En medio del debate sobre las grandes reformas que Colombia necesita, es fácil caer en la tentación de pensar que la técnica es un freno y que los números son enemigos del cambio. Pero lo cierto es que no existe reforma justa si no es viable, y no hay viabilidad sin cuentas claras.
En los últimos meses, conceptos como “impacto fiscal”, “fuente de financiación” o “costo estructural” han ocupado titulares y agitado discusiones. A menudo, se presentan como un muro impuesto por el Ministerio de Hacienda frente a reformas sociales. Pero hay que decirlo con claridad: los conceptos de impacto fiscal no son un obstáculo, son una hoja de ruta.

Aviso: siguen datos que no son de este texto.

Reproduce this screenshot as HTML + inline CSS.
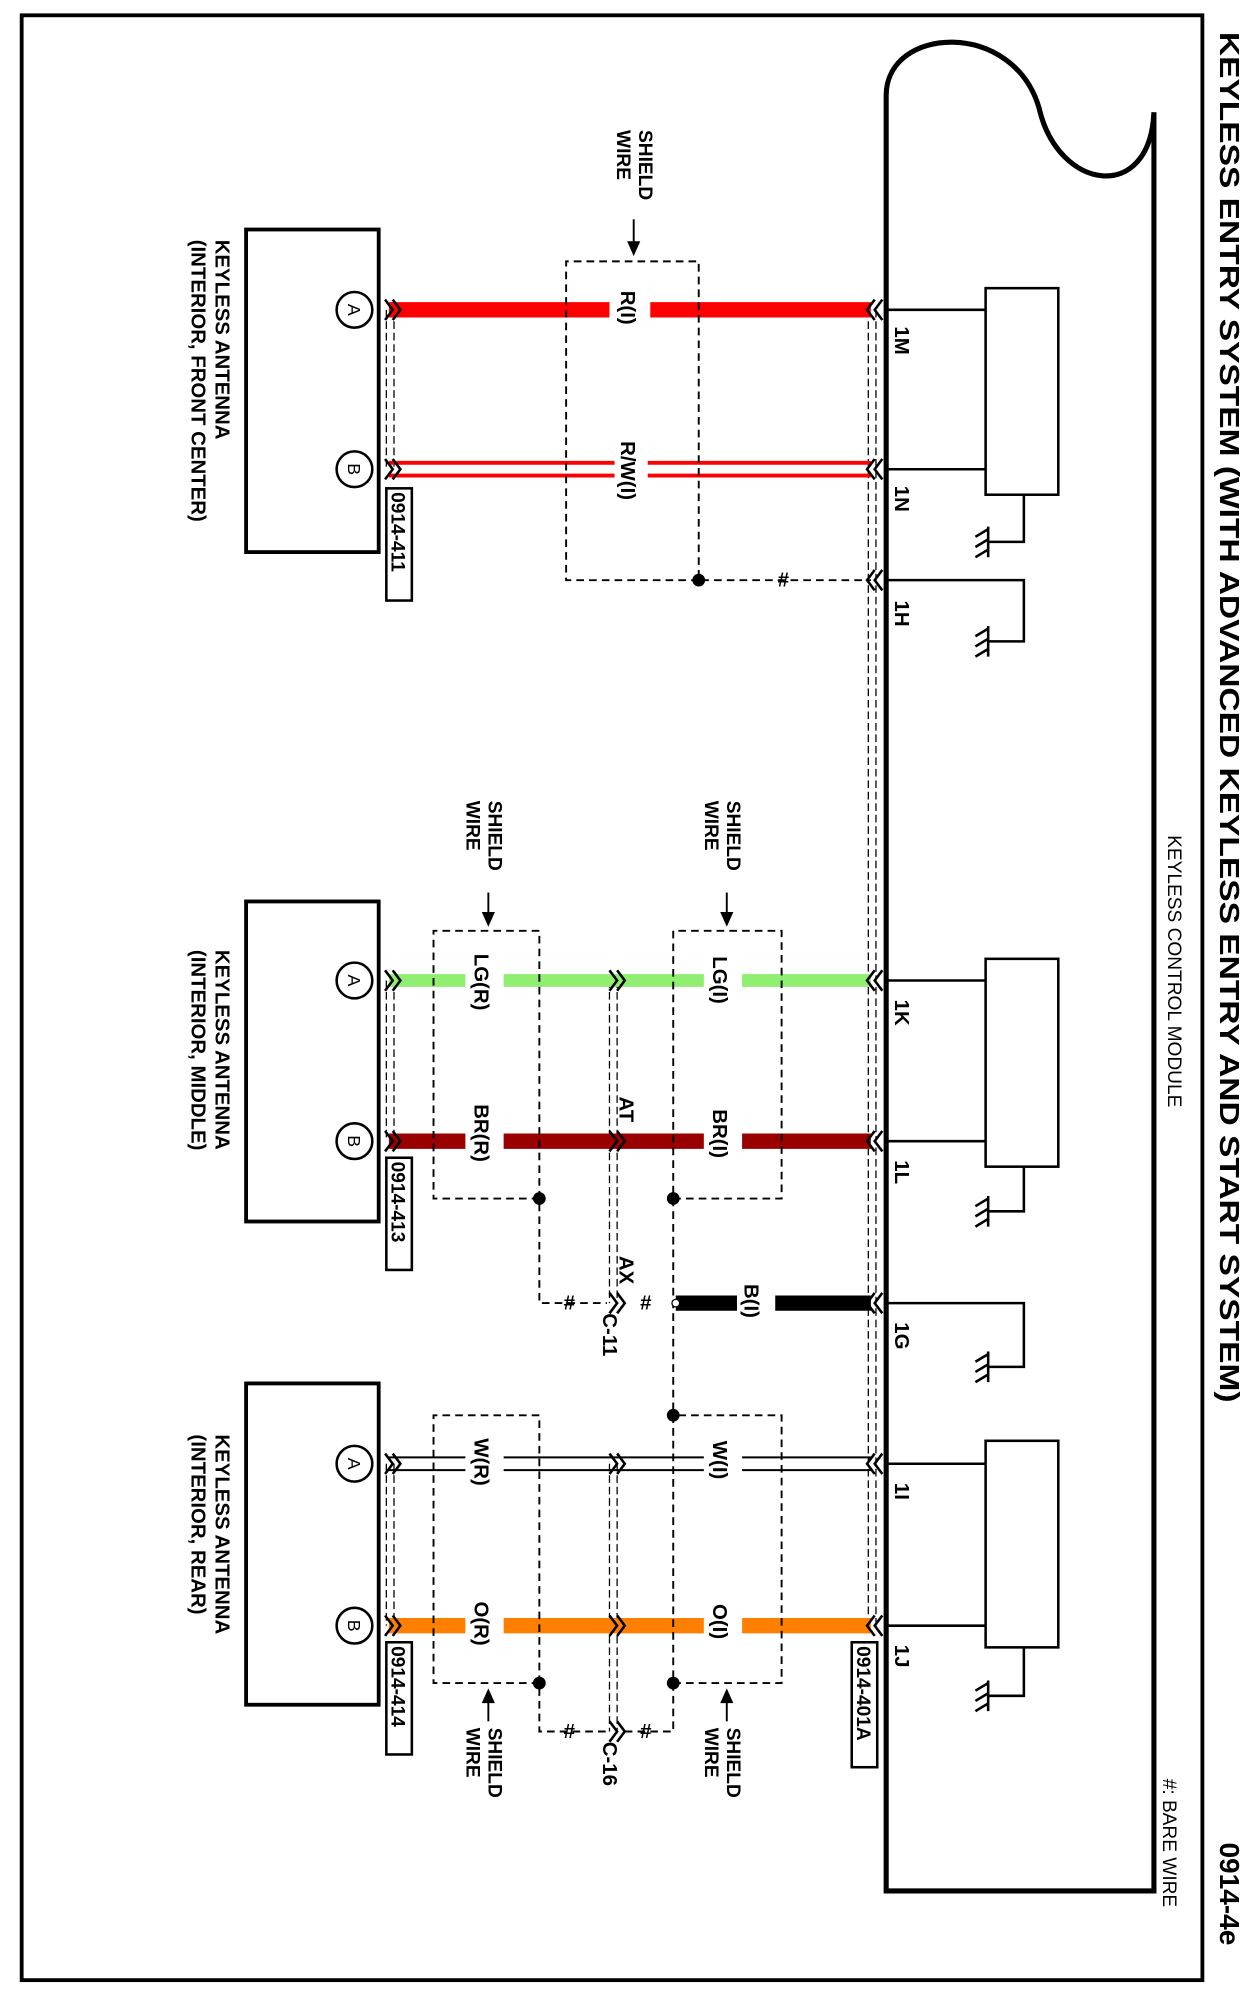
<!DOCTYPE html>
<html><head><meta charset="utf-8"><style>
html,body{margin:0;padding:0;background:#fff}
svg{display:block}
text{font-family:"Liberation Sans",Arial,sans-serif;fill:#000}
.b{font-weight:bold}
</style></head><body>
<svg width="1253" height="1998" viewBox="0 0 982.7 1567" preserveAspectRatio="none" xmlns="http://www.w3.org/2000/svg">
<rect x="17" y="12" width="926" height="1541" fill="none" stroke="#000" stroke-width="3"/>
<text transform="translate(957,25) rotate(90)" font-size="22" font-weight="600" textLength="1075" lengthAdjust="spacingAndGlyphs">KEYLESS ENTRY SYSTEM (WITH ADVANCED KEYLESS ENTRY AND START SYSTEM)</text>
<text transform="translate(957,1445) rotate(90)" font-size="22" class="b">0914-4e</text>
<text transform="translate(912,1395) rotate(90)" font-size="15">#: BARE WIRE</text>
<text transform="translate(916,655) rotate(90)" font-size="15">KEYLESS CONTROL MODULE</text>

<path d="M695,1483 V75 C695,20 795,15 815,85 C830,150 902,160 905,88 V1483 Z" fill="none" stroke="#000" stroke-width="4"/>
<g fill="none" stroke="#000" stroke-width="2">
<rect x="773" y="226" width="57" height="162"/>
<rect x="773" y="752" width="57" height="163"/>
<rect x="773" y="1130" width="57" height="162"/>
<path d="M695,243H773 M695,368H773 M803,388V425H775 M695,455H803V503H775"/>
<path d="M695,769H773 M695,895H773 M803,915V950H775 M695,1022H803V1072H775"/>
<path d="M695,1148H773 M695,1275H773 M803,1292V1330H775"/>
</g>
<g fill="none" stroke="#000" stroke-width="2">
<path d="M775,413V437 M775,415L765,421 M775,423L765,429 M775,431L765,437"/>
<path d="M775,491V515 M775,493L765,499 M775,501L765,507 M775,509L765,515"/>
<path d="M775,938V962 M775,940L765,946 M775,948L765,954 M775,956L765,962"/>
<path d="M775,1060V1084 M775,1062L765,1068 M775,1070L765,1076 M775,1078L765,1084"/>
<path d="M775,1318V1342 M775,1320L765,1326 M775,1328L765,1334 M775,1336L765,1342"/>
</g>
<g font-size="16" class="b">
<text transform="translate(702,256) rotate(90)">1M</text>
<text transform="translate(702,381) rotate(90)">1N</text>
<text transform="translate(702,471) rotate(90)">1H</text>
<text transform="translate(702,784) rotate(90)">1K</text>
<text transform="translate(702,910) rotate(90)">1L</text>
<text transform="translate(702,1037) rotate(90)">1G</text>
<text transform="translate(702,1163) rotate(90)">1I</text>
<text transform="translate(702,1290) rotate(90)">1J</text>
</g>

<g stroke="#000" stroke-width="1" stroke-dasharray="6,3" fill="none">
<path d="M681,243V1275 M687,243V1275"/>
<path d="M303,243V368 M309,243V368"/>
<path d="M303,769V895 M309,769V895"/>
<path d="M303,1148V1275 M309,1148V1275"/>
<path d="M478,769V1022 M484,769V1022"/>
<path d="M478,1148V1358 M484,1148V1358"/>
</g>

<g fill="none">
<path d="M305,243H478 M510,243H683" stroke="#f00" stroke-width="12"/>
<path d="M305,363H482 M508,363H683 M305,373H482 M508,373H683" stroke="#f00" stroke-width="3"/>
<path d="M305,769H365 M395,769H552 M582,769H683" stroke="#90ee70" stroke-width="10"/>
<path d="M305,895H365 M395,895H552 M582,895H683" stroke="#990000" stroke-width="12"/>
<path d="M530,1022H578 M608,1022H683" stroke="#000" stroke-width="12"/>
<path d="M305,1143H365 M395,1143H552 M582,1143H683 M305,1153H365 M395,1153H552 M582,1153H683" stroke="#000" stroke-width="1.5"/>
<path d="M305,1275H365 M395,1275H552 M582,1275H683" stroke="#ff8000" stroke-width="12"/>
</g>
<g font-size="16" font-weight="600">
<text transform="translate(487,228) rotate(90)">R(I)</text>
<text transform="translate(487,346) rotate(90)">R/W(I)</text>
<text transform="translate(559,750) rotate(90)">LG(I)</text>
<text transform="translate(372,748) rotate(90)">LG(R)</text>
<text transform="translate(559,870) rotate(90)">BR(I)</text>
<text transform="translate(372,866) rotate(90)">BR(R)</text>
<text transform="translate(486,860) rotate(90)">AT</text>
<text transform="translate(486,985) rotate(90)">AX</text>
<text transform="translate(584,1007) rotate(90)">B(I)</text>
<text transform="translate(559,1130) rotate(90)">W(I)</text>
<text transform="translate(372,1128) rotate(90)">W(R)</text>
<text transform="translate(559,1258) rotate(90)">O(I)</text>
<text transform="translate(372,1256) rotate(90)">O(R)</text>
<text transform="translate(473,1030) rotate(90)">C-11</text>
<text transform="translate(473,1366) rotate(90)">C-16</text>
<text x="610" y="460">#</text>
<text x="502" y="1027">#</text>
<text x="442" y="1027">#</text>
<text x="502" y="1363">#</text>
<text x="442" y="1363">#</text>
</g>

<g fill="none" stroke="#000" stroke-width="2">
<path id="cl" d="M686,235L680,243L686,251 M692,235L686,243L692,251"/>
<use href="#cl" y="125"/><use href="#cl" y="212"/><use href="#cl" y="526"/><use href="#cl" y="652"/><use href="#cl" y="779"/><use href="#cl" y="905"/><use href="#cl" y="1032"/>
<path id="cr" d="M302,235L308,243L302,251 M308,235L314,243L308,251"/>
<use href="#cr" y="125"/><use href="#cr" y="526"/><use href="#cr" y="652"/><use href="#cr" y="905"/><use href="#cr" y="1032"/>
<use href="#cr" x="176" y="526"/><use href="#cr" x="176" y="652"/><use href="#cr" x="176" y="779"/>
<use href="#cr" x="176" y="905"/><use href="#cr" x="176" y="1032"/><use href="#cr" x="176" y="1115"/>
</g>

<g fill="none" stroke="#000" stroke-width="1.5" stroke-dasharray="6,4">
<path d="M548,455H444V205H548V455H683"/>
<path d="M528,940H613V730H528V1320H613V1110H528"/>
<path d="M423,940H340V730H423V1022H476"/>
<path d="M423,1320H340V1110H423V1358H476"/>
<path d="M528,1320V1358H490"/>
</g>
<g fill="#000">
<circle cx="548" cy="455" r="5"/><circle cx="528" cy="940" r="5"/><circle cx="423" cy="940" r="5"/>
<circle cx="528" cy="1110" r="5"/><circle cx="528" cy="1320" r="5"/><circle cx="423" cy="1320" r="5"/>
</g>
<circle cx="530" cy="1022" r="3" fill="#fff" stroke="#000"/>
<g font-size="15" font-weight="600">
<text transform="translate(501,102) rotate(90)">SHIELD</text>
<text transform="translate(484,102) rotate(90)">WIRE</text>
<text transform="translate(570,628) rotate(90)">SHIELD</text>
<text transform="translate(553,628) rotate(90)">WIRE</text>
<text transform="translate(383,628) rotate(90)">SHIELD</text>
<text transform="translate(366,628) rotate(90)">WIRE</text>
<text transform="translate(570,1355) rotate(90)">SHIELD</text>
<text transform="translate(553,1355) rotate(90)">WIRE</text>
<text transform="translate(383,1355) rotate(90)">SHIELD</text>
<text transform="translate(366,1355) rotate(90)">WIRE</text>
</g>
<g stroke="#000" stroke-width="1.5" fill="#000">
<path d="M497,172V192"/><path d="M493,190L497,199L501,190Z"/>
<path d="M570,700V718"/><path d="M566,716L570,725L574,716Z"/>
<path d="M383,700V718"/><path d="M379,716L383,725L387,716Z"/>
<path d="M570,1332V1350"/><path d="M566,1335L570,1326L574,1335Z"/>
<path d="M383,1332V1350"/><path d="M379,1335L383,1326L387,1335Z"/>
</g>

<g fill="none" stroke="#000" stroke-width="3">
<rect x="193" y="180" width="104" height="253"/>
<rect x="193" y="707" width="104" height="251"/>
<rect x="193" y="1085" width="104" height="252"/>
</g>
<g fill="#fff" stroke="#000" stroke-width="2">
<circle cx="278" cy="243" r="14"/><circle cx="278" cy="368" r="14"/>
<circle cx="278" cy="769" r="14"/><circle cx="278" cy="895" r="14"/>
<circle cx="278" cy="1148" r="14"/><circle cx="278" cy="1275" r="14"/>
</g>
<g font-size="14" text-anchor="middle">
<text transform="translate(273,243) rotate(90)">A</text><text transform="translate(273,368) rotate(90)">B</text>
<text transform="translate(273,769) rotate(90)">A</text><text transform="translate(273,895) rotate(90)">B</text>
<text transform="translate(273,1148) rotate(90)">A</text><text transform="translate(273,1275) rotate(90)">B</text>
</g>
<g font-size="16" font-weight="600">
<text transform="translate(169,188) rotate(90)">KEYLESS ANTENNA</text>
<text transform="translate(150,188) rotate(90)">(INTERIOR, FRONT CENTER)</text>
<text transform="translate(169,745) rotate(90)">KEYLESS ANTENNA</text>
<text transform="translate(150,745) rotate(90)">(INTERIOR, MIDDLE)</text>
<text transform="translate(169,1125) rotate(90)">KEYLESS ANTENNA</text>
<text transform="translate(150,1125) rotate(90)">(INTERIOR, REAR)</text>
</g>
<g fill="#fff" stroke="#000" stroke-width="2">
<rect x="303" y="383" width="20" height="88"/>
<rect x="303" y="908" width="20" height="88"/>
<rect x="303" y="1288" width="20" height="88"/>
<rect x="668" y="1288" width="20" height="98"/>
</g>
<g font-size="15" class="b">
<text transform="translate(307,386) rotate(90)">0914-411</text>
<text transform="translate(307,911) rotate(90)">0914-413</text>
<text transform="translate(307,1291) rotate(90)">0914-414</text>
<text transform="translate(672,1291) rotate(90)">0914-401A</text>
</g>
</svg>
</body></html>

La Ley 819 de 2003 obliga al Gobierno a acompañar toda iniciativa que implique gasto público con un análisis serio y cuantificable de su efecto sobre las finanzas del Estado. Este concepto, emitido por el Ministerio de Hacienda, es mucho más que un requisito técnico: es un instrumento de protección institucional. Su propósito es sencillo y poderoso para evitar que el país prometa lo que no puede cumplir, y que los derechos que consagramos no terminen en letra muerta por falta de recursos.

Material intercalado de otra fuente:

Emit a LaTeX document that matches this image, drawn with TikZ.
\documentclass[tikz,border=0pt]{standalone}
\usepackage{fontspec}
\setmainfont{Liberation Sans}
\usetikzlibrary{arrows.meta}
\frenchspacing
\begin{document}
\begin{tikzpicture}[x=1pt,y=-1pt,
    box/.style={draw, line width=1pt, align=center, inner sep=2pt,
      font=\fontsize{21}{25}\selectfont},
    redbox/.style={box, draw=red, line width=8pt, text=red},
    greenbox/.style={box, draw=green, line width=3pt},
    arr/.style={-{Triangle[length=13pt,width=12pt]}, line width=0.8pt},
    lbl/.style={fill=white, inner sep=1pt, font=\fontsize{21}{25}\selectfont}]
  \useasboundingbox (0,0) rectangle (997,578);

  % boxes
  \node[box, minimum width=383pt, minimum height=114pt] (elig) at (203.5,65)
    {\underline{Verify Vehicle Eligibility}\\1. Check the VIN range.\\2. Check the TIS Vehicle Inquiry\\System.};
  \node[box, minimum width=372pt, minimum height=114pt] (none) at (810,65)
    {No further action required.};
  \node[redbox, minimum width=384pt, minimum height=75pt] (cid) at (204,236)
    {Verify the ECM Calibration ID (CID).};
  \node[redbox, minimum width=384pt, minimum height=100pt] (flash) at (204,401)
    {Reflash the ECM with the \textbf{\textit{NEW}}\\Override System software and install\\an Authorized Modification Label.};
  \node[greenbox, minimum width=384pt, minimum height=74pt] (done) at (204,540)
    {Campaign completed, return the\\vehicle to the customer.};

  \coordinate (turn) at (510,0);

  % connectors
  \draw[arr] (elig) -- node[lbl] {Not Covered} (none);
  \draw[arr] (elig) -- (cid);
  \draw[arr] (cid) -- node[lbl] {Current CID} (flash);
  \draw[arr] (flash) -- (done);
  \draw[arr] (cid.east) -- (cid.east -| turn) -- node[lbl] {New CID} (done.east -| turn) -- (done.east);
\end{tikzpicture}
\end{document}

Durante esta legislatura, hemos sido testigos de cómo varias reformas de alto impacto —en salud, pensiones, educación o trabajo— han chocado con la realidad fiscal del país. En algunos casos, el concepto de Hacienda ha sido desfavorable; en otros, ha evidenciado inconsistencias, omisiones o fuentes inciertas de financiación. Y aunque algunos han interpretado esto como obstrucción, lo cierto es que es una salvaguarda institucional frente al riesgo de hipotecar el futuro.

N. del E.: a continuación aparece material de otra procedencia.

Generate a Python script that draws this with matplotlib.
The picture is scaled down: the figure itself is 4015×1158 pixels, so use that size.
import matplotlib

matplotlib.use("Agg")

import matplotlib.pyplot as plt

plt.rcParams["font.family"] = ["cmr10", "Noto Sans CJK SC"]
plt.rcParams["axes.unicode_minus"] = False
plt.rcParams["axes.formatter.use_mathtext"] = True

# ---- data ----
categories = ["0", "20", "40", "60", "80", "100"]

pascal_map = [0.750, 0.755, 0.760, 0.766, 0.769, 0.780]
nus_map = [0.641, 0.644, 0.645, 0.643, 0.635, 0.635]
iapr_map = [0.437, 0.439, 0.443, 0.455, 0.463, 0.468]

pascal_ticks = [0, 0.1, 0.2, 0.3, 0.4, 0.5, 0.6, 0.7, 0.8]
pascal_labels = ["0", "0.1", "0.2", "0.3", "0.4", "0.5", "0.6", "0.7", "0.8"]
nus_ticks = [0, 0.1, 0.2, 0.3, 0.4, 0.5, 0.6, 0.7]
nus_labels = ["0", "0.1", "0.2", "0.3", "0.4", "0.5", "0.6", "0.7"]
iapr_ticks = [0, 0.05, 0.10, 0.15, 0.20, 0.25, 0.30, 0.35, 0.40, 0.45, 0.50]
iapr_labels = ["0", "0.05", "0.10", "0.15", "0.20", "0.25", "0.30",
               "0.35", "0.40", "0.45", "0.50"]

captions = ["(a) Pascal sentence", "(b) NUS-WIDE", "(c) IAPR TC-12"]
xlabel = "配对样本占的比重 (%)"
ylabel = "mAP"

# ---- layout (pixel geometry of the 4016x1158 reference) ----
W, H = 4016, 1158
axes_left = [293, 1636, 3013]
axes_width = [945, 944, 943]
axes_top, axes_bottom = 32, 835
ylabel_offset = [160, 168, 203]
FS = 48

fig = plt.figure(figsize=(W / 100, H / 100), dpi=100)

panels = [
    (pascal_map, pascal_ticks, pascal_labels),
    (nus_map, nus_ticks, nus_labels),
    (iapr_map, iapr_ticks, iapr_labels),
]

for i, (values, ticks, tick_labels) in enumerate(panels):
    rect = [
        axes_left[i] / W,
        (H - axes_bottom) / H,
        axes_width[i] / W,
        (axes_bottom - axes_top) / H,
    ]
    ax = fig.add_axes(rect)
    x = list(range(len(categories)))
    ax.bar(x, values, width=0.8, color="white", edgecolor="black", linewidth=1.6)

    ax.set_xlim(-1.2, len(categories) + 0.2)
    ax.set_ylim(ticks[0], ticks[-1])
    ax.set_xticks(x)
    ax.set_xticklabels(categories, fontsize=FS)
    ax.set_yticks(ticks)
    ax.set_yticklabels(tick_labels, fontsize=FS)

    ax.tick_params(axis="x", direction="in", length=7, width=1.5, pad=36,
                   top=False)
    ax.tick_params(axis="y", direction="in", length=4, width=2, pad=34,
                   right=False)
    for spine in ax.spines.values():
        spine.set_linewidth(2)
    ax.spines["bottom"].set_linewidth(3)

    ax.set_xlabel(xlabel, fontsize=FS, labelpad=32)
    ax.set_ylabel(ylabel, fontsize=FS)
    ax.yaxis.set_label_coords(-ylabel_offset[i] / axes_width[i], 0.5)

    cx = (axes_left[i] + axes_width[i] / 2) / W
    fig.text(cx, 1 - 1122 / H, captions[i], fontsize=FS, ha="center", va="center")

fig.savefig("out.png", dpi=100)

Una reforma que no pase el filtro fiscal puede terminar en frustración social. No porque el Estado no quiera avanzar, sino porque no puede hacerlo de forma sostenible. Porque la deuda se acumula, la confianza se erosiona y la inversión pública y privada se retrae. En este contexto, la responsabilidad fiscal no es el enemigo de lo social; por el contrario, es su garantía de permanencia.
Es fácil defender lo popular. Más difícil es hacer lo correcto. Gobernar exige elegir, priorizar, y sustentar. El impacto fiscal no impide transformar: exige transformar con responsabilidad. Y esa responsabilidad es especialmente importante en tiempos donde la incertidumbre externa, la presión sobre el gasto y las tensiones políticas coinciden.
Por eso, el verdadero desafío no es saltarse los conceptos fiscales, ni convertir al Ministerio de Hacienda en un adversario. El verdadero reto es hacer buena política pública con rigor técnico, planeación financiera y capacidad de diálogo. Ese es el Congreso que necesitamos. Una Cámara que entienda que su función no es simplemente aprobar, sino también garantizar que lo que se aprueba se pueda cumplir.
Hoy más que nunca, defender los principios de sostenibilidad fiscal es una forma de proteger la confianza institucional, construir un Estado creíble y asegurar que lo que decidimos en el papel tenga vida en el territorio.
Porque al final, la sostenibilidad fiscal no es el límite del cambio: es la base para que el motor silencioso de ese cambio perdure.